LightViT: Advancement in Convolution-Free Vision Transformers
The paper "LightViT: Towards Light-Weight Convolution-Free Vision Transformers" introduces a novel approach to enhancing the efficiency of Vision Transformers (ViTs) by eliminating convolutional components entirely. The authors propose the LightViT model, which aims to achieve an improved accuracy-efficiency balance while simplifying the architecture to rely solely on pure transformer blocks. The central innovation lies in introducing novel aggregation schemes that enable ViTs to perform effectively without incorporating convolutional operations.
Key Contributions
The fundamental contributions of this research can be distilled into several key components:
- Global Aggregation Tokens: The model introduces learnable global tokens within the self-attention framework. These tokens aggregate information from local tokens across the image, capturing and redistributing global dependencies to local features. This method establishes a simplified yet efficient manner of sharing information without the need for convolutional kernels.
- Bi-dimensional Attention Module in FFN: The network's feed-forward component incorporates a bi-dimensional attention mechanism. It explicitly models spatial and channel dependencies to enhance the representational capacity, especially crucial for lightweight models constrained by limited channel dimensions.
- Architectural Efficiency: LightViT demonstrates the removal of early-stage convolutions, opting for a hierarchical model structure with fewer stages to enhance computational throughput.
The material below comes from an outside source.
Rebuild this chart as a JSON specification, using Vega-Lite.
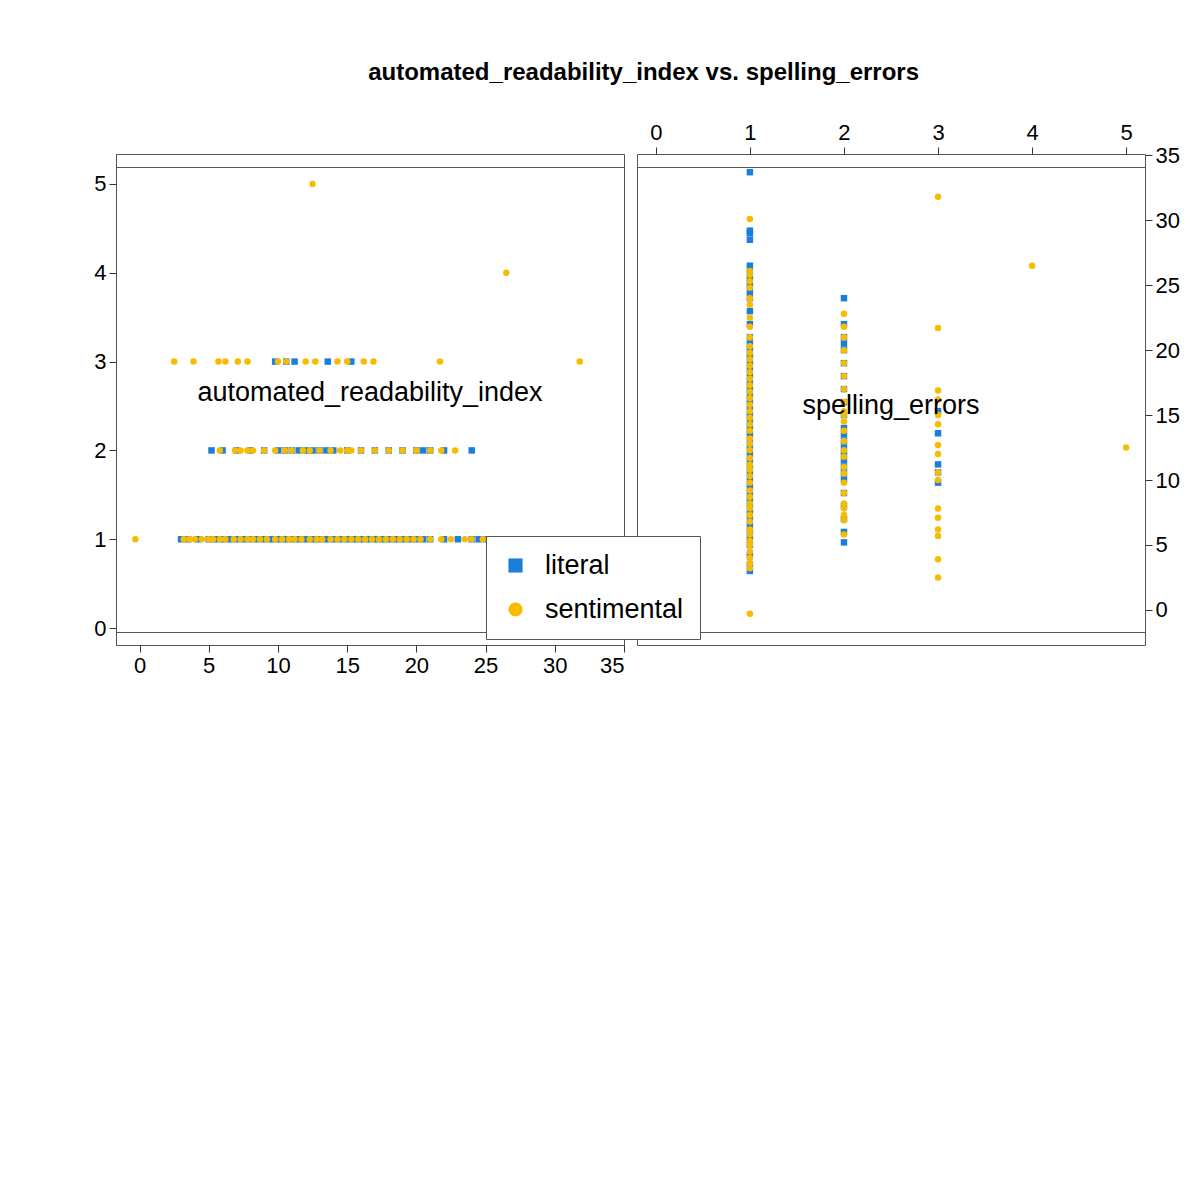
{
  "$schema": "https://vega.github.io/schema/vega-lite/v6.json",
  "autosize": {"type": "pad"},
  "padding": {"left": 93, "top": 60, "right": 5, "bottom": 5},
  "background": "white",
  "title": {"text": "automated_readability_index vs. spelling_errors", "fontSize": 24, "font": "Liberation Sans", "fontWeight": "bold", "offset": 36, "anchor": "middle", "dx": 7},
  "config": {
    "font": "Liberation Sans",
    "view": {"stroke": "#555555", "strokeWidth": 1},
    "axis": {"grid": false, "labelFontSize": 22, "labelColor": "black", "tickColor": "#333", "tickSize": 7, "domain": false, "title": null, "labelFont": "Liberation Sans", "labelPadding": 3},
    "legend": {"orient": "none", "legendX": 370, "legendY": 382, "title": null, "labelFontSize": 27, "symbolSize": 200, "strokeColor": "#555555", "fillColor": "white", "padding": 16, "rowPadding": 16, "labelOffset": 16, "symbolStrokeWidth": 0}
  },
  "datasets": {
    "pts": [
      {"ari": 3.0, "err": 1, "group": "literal"}, {"ari": 3.5, "err": 1, "group": "literal"}, {"ari": 4.2, "err": 1, "group": "literal"}, {"ari": 5, "err": 1, "group": "literal"}, {"ari": 5.5, "err": 1, "group": "literal"}, {"ari": 6, "err": 1, "group": "literal"}, {"ari": 6.5, "err": 1, "group": "literal"}, {"ari": 7, "err": 1, "group": "literal"}, {"ari": 7.5, "err": 1, "group": "literal"}, {"ari": 8, "err": 1, "group": "literal"}, {"ari": 8.5, "err": 1, "group": "literal"}, {"ari": 9, "err": 1, "group": "literal"}, {"ari": 9.5, "err": 1, "group": "literal"}, {"ari": 10, "err": 1, "group": "literal"}, {"ari": 10.5, "err": 1, "group": "literal"}, {"ari": 11, "err": 1, "group": "literal"}, {"ari": 11.5, "err": 1, "group": "literal"}, {"ari": 12, "err": 1, "group": "literal"}, {"ari": 12.5, "err": 1, "group": "literal"}, {"ari": 13, "err": 1, "group": "literal"}, {"ari": 13.5, "err": 1, "group": "literal"}, {"ari": 14, "err": 1, "group": "literal"}, {"ari": 14.5, "err": 1, "group": "literal"}, {"ari": 15, "err": 1, "group": "literal"}, {"ari": 15.5, "err": 1, "group": "literal"}, {"ari": 16, "err": 1, "group": "literal"}, {"ari": 16.5, "err": 1, "group": "literal"}, {"ari": 17, "err": 1, "group": "literal"}, {"ari": 17.5, "err": 1, "group": "literal"}, {"ari": 18, "err": 1, "group": "literal"}, {"ari": 18.5, "err": 1, "group": "literal"}, {"ari": 19, "err": 1, "group": "literal"}, {"ari": 19.5, "err": 1, "group": "literal"}, {"ari": 20, "err": 1, "group": "literal"}, {"ari": 20.5, "err": 1, "group": "literal"}, {"ari": 21, "err": 1, "group": "literal"}, {"ari": 22, "err": 1, "group": "literal"}, {"ari": 23, "err": 1, "group": "literal"}, {"ari": 24, "err": 1, "group": "literal"}, {"ari": 24.5, "err": 1, "group": "literal"}, {"ari": 25, "err": 1, "group": "literal"}, {"ari": 25.5, "err": 1, "group": "literal"}, {"ari": 26, "err": 1, "group": "literal"}, {"ari": 26.5, "err": 1, "group": "literal"}, {"ari": 28.5, "err": 1, "group": "literal"}, {"ari": 29, "err": 1, "group": "literal"}, {"ari": 29.2, "err": 1, "group": "literal"}, {"ari": 33.7, "err": 1, "group": "literal"},
      {"ari": 5.2, "err": 2, "group": "literal"}, {"ari": 6, "err": 2, "group": "literal"}, {"ari": 7, "err": 2, "group": "literal"}, {"ari": 8, "err": 2, "group": "literal"}, {"ari": 9, "err": 2, "group": "literal"}, {"ari": 10, "err": 2, "group": "literal"}, {"ari": 10.5, "err": 2, "group": "literal"}, {"ari": 11, "err": 2, "group": "literal"}, {"ari": 11.5, "err": 2, "group": "literal"}, {"ari": 12, "err": 2, "group": "literal"}, {"ari": 12.5, "err": 2, "group": "literal"}, {"ari": 13, "err": 2, "group": "literal"}, {"ari": 13.5, "err": 2, "group": "literal"}, {"ari": 14, "err": 2, "group": "literal"}, {"ari": 15, "err": 2, "group": "literal"}, {"ari": 16, "err": 2, "group": "literal"}, {"ari": 17, "err": 2, "group": "literal"}, {"ari": 18, "err": 2, "group": "literal"}, {"ari": 19, "err": 2, "group": "literal"}, {"ari": 20, "err": 2, "group": "literal"}, {"ari": 20.5, "err": 2, "group": "literal"}, {"ari": 21, "err": 2, "group": "literal"}, {"ari": 22, "err": 2, "group": "literal"}, {"ari": 24, "err": 2, "group": "literal"},
      {"ari": 9.8, "err": 3, "group": "literal"}, {"ari": 10.6, "err": 3, "group": "literal"}, {"ari": 11.2, "err": 3, "group": "literal"}, {"ari": 13.6, "err": 3, "group": "literal"}, {"ari": 15.3, "err": 3, "group": "literal"},
      {"ari": -0.3, "err": 1, "group": "sentimental"}, {"ari": 3.2, "err": 1, "group": "sentimental"}, {"ari": 3.6, "err": 1, "group": "sentimental"}, {"ari": 4, "err": 1, "group": "sentimental"}, {"ari": 4.5, "err": 1, "group": "sentimental"}, {"ari": 5, "err": 1, "group": "sentimental"}, {"ari": 5.3, "err": 1, "group": "sentimental"}, {"ari": 5.8, "err": 1, "group": "sentimental"}, {"ari": 6.2, "err": 1, "group": "sentimental"}, {"ari": 6.8, "err": 1, "group": "sentimental"}, {"ari": 7.3, "err": 1, "group": "sentimental"}, {"ari": 7.8, "err": 1, "group": "sentimental"}, {"ari": 8.2, "err": 1, "group": "sentimental"}, {"ari": 8.7, "err": 1, "group": "sentimental"}, {"ari": 9.2, "err": 1, "group": "sentimental"}, {"ari": 9.8, "err": 1, "group": "sentimental"}, {"ari": 10.3, "err": 1, "group": "sentimental"}, {"ari": 10.8, "err": 1, "group": "sentimental"}, {"ari": 11.2, "err": 1, "group": "sentimental"}, {"ari": 11.7, "err": 1, "group": "sentimental"}, {"ari": 12.3, "err": 1, "group": "sentimental"}, {"ari": 12.8, "err": 1, "group": "sentimental"}, {"ari": 13.2, "err": 1, "group": "sentimental"}, {"ari": 13.8, "err": 1, "group": "sentimental"}, {"ari": 14.3, "err": 1, "group": "sentimental"}, {"ari": 14.8, "err": 1, "group": "sentimental"}, {"ari": 15.3, "err": 1, "group": "sentimental"}, {"ari": 15.8, "err": 1, "group": "sentimental"}, {"ari": 16.3, "err": 1, "group": "sentimental"}, {"ari": 16.8, "err": 1, "group": "sentimental"}, {"ari": 17.3, "err": 1, "group": "sentimental"}, {"ari": 17.8, "err": 1, "group": "sentimental"}, {"ari": 18.3, "err": 1, "group": "sentimental"}, {"ari": 18.8, "err": 1, "group": "sentimental"}, {"ari": 19.3, "err": 1, "group": "sentimental"}, {"ari": 19.8, "err": 1, "group": "sentimental"}, {"ari": 20.3, "err": 1, "group": "sentimental"}, {"ari": 21, "err": 1, "group": "sentimental"}, {"ari": 21.8, "err": 1, "group": "sentimental"}, {"ari": 22.5, "err": 1, "group": "sentimental"}, {"ari": 23.5, "err": 1, "group": "sentimental"}, {"ari": 24, "err": 1, "group": "sentimental"}, {"ari": 24.8, "err": 1, "group": "sentimental"}, {"ari": 25.3, "err": 1, "group": "sentimental"}, {"ari": 25.8, "err": 1, "group": "sentimental"}, {"ari": 26.1, "err": 1, "group": "sentimental"}, {"ari": 30.1, "err": 1, "group": "sentimental"},
      {"ari": 5.8, "err": 2, "group": "sentimental"}, {"ari": 6.9, "err": 2, "group": "sentimental"}, {"ari": 7.3, "err": 2, "group": "sentimental"}, {"ari": 7.8, "err": 2, "group": "sentimental"}, {"ari": 8.2, "err": 2, "group": "sentimental"}, {"ari": 9, "err": 2, "group": "sentimental"}, {"ari": 9.8, "err": 2, "group": "sentimental"}, {"ari": 10.5, "err": 2, "group": "sentimental"}, {"ari": 11, "err": 2, "group": "sentimental"}, {"ari": 11.8, "err": 2, "group": "sentimental"}, {"ari": 12.3, "err": 2, "group": "sentimental"}, {"ari": 13, "err": 2, "group": "sentimental"}, {"ari": 13.8, "err": 2, "group": "sentimental"}, {"ari": 14.5, "err": 2, "group": "sentimental"}, {"ari": 15, "err": 2, "group": "sentimental"}, {"ari": 15.3, "err": 2, "group": "sentimental"}, {"ari": 16, "err": 2, "group": "sentimental"}, {"ari": 17, "err": 2, "group": "sentimental"}, {"ari": 18, "err": 2, "group": "sentimental"}, {"ari": 19, "err": 2, "group": "sentimental"}, {"ari": 20, "err": 2, "group": "sentimental"}, {"ari": 21, "err": 2, "group": "sentimental"}, {"ari": 21.8, "err": 2, "group": "sentimental"}, {"ari": 22.8, "err": 2, "group": "sentimental"},
      {"ari": 2.5, "err": 3, "group": "sentimental"}, {"ari": 3.9, "err": 3, "group": "sentimental"}, {"ari": 5.7, "err": 3, "group": "sentimental"}, {"ari": 6.2, "err": 3, "group": "sentimental"}, {"ari": 7.1, "err": 3, "group": "sentimental"}, {"ari": 7.8, "err": 3, "group": "sentimental"}, {"ari": 10, "err": 3, "group": "sentimental"}, {"ari": 10.6, "err": 3, "group": "sentimental"}, {"ari": 12, "err": 3, "group": "sentimental"}, {"ari": 12.7, "err": 3, "group": "sentimental"}, {"ari": 14.3, "err": 3, "group": "sentimental"}, {"ari": 15, "err": 3, "group": "sentimental"}, {"ari": 16.2, "err": 3, "group": "sentimental"}, {"ari": 16.9, "err": 3, "group": "sentimental"}, {"ari": 21.7, "err": 3, "group": "sentimental"}, {"ari": 31.8, "err": 3, "group": "sentimental"},
      {"ari": 26.5, "err": 4, "group": "sentimental"}, {"ari": 12.5, "err": 5, "group": "sentimental"}
    ],
    "labels": [{"x": 0.5, "y": 0.5}]
  },
  "bounds": "flush",
  "spacing": 13,
  "vconcat": [
    {
      "bounds": "flush",
      "spacing": 13,
      "hconcat": [
        {
          "width": 508, "height": 478,
          "data": {"name": "labels"},
          "mark": {"type": "text", "text": "automated_readability_index", "fontSize": 27, "font": "Liberation Sans", "color": "black"},
          "encoding": {
            "x": {"field": "x", "type": "quantitative", "scale": {"domain": [0, 1]}, "axis": null},
            "y": {"field": "y", "type": "quantitative", "scale": {"domain": [0, 1]}, "axis": null}
          }
        },
        {
          "width": 508, "height": 478,
          "data": {"name": "pts"},
          "mark": {"type": "point", "filled": true, "opacity": 1},
          "encoding": {
            "x": {"field": "err", "type": "quantitative", "scale": {"domain": [-0.2, 5.2], "nice": false, "zero": false}, "axis": {"orient": "top", "values": [0, 1, 2, 3, 4, 5]}},
            "y": {"field": "ari", "type": "quantitative", "scale": {"domain": [-1.7, 35.1], "nice": false, "zero": false}, "axis": {"orient": "right", "values": [0, 5, 10, 15, 20, 25, 30, 35]}},
            "color": {"field": "group", "type": "nominal", "scale": {"domain": ["literal", "sentimental"], "range": ["#1a7fdb", "#f7bc00"]}},
            "shape": {"field": "group", "type": "nominal", "scale": {"domain": ["literal", "sentimental"], "range": ["square", "circle"]}},
            "size": {"value": 42}
          }
        }
      ]
    },
    {
      "bounds": "flush",
      "spacing": 13,
      "hconcat": [
        {
          "width": 508, "height": 478,
          "data": {"name": "pts"},
          "mark": {"type": "point", "filled": true, "opacity": 1},
          "encoding": {
            "x": {"field": "ari", "type": "quantitative", "scale": {"domain": [-1.7, 35], "nice": false, "zero": false}, "axis": {"orient": "bottom", "values": [0, 5, 10, 15, 20, 25, 30, 35]}},
            "y": {"field": "err", "type": "quantitative", "scale": {"domain": [-0.19, 5.19], "nice": false, "zero": false}, "axis": {"orient": "left", "values": [0, 1, 2, 3, 4, 5]}},
            "color": {"field": "group", "type": "nominal", "scale": {"domain": ["literal", "sentimental"], "range": ["#1a7fdb", "#f7bc00"]}},
            "shape": {"field": "group", "type": "nominal", "scale": {"domain": ["literal", "sentimental"], "range": ["square", "circle"]}},
            "size": {"value": 42}
          }
        },
        {
          "width": 508, "height": 478,
          "data": {"name": "labels"},
          "mark": {"type": "text", "text": "spelling_errors", "fontSize": 27, "font": "Liberation Sans", "color": "black"},
          "encoding": {
            "x": {"field": "x", "type": "quantitative", "scale": {"domain": [0, 1]}, "axis": null},
            "y": {"field": "y", "type": "quantitative", "scale": {"domain": [0, 1]}, "axis": null}
          }
        }
      ]
    }
  ]
}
The design choices favor pragmatic efficiency, utilizing modifications like residual patch merging to maintain performance without incurring significant computational costs.
Experimental Evaluation
This research rigorously evaluates LightViT across several prominent computer vision benchmarks, including image classification on ImageNet and object detection on the MS-COCO dataset. Notably, the LightViT-T configuration achieves an impressive accuracy of 78.7% on ImageNet using just 0.7G FLOPs, outperforming comparable models like PVTv2-B0. The model also exhibits a 14% faster inference time with marginally smaller FLOPs compared to traditional models such as ResT-Small.
Implications and Future Prospects
The implications of this research are notable for both theoretical and practical dimensions. The elimination of convolutions opens considerations for how transformers, in their pure form, may evolve to become the modular backbone for various vision tasks traditionally dominated by CNNs. Additionally, the deployment of LightViT in environments where computational resources are a premium could offer significant cost-saving and performance-enhancing opportunities.
Future developments could explore further optimization of token aggregation schemes and expand the investigation into areas where no prior inductive biases are advantageous. Understanding edge cases or specific tasks where convolutional components still offer irreplaceable benefits may carve pathways for hybrid models that integrate the best of both paradigms.
Conclusion
Overall, this work contributes significantly to the ongoing discourse on the trade-offs between architectural simplicity and performance in deep learning models. By removing convolution and demonstrating resilient performance under constrained computational budgets, the LightViT model underscores an innovative step towards achieving efficient pure-transformer architectures. Such strides indicate the potential for transforming how vision tasks can be tackled using novel architectures free from traditional constraints.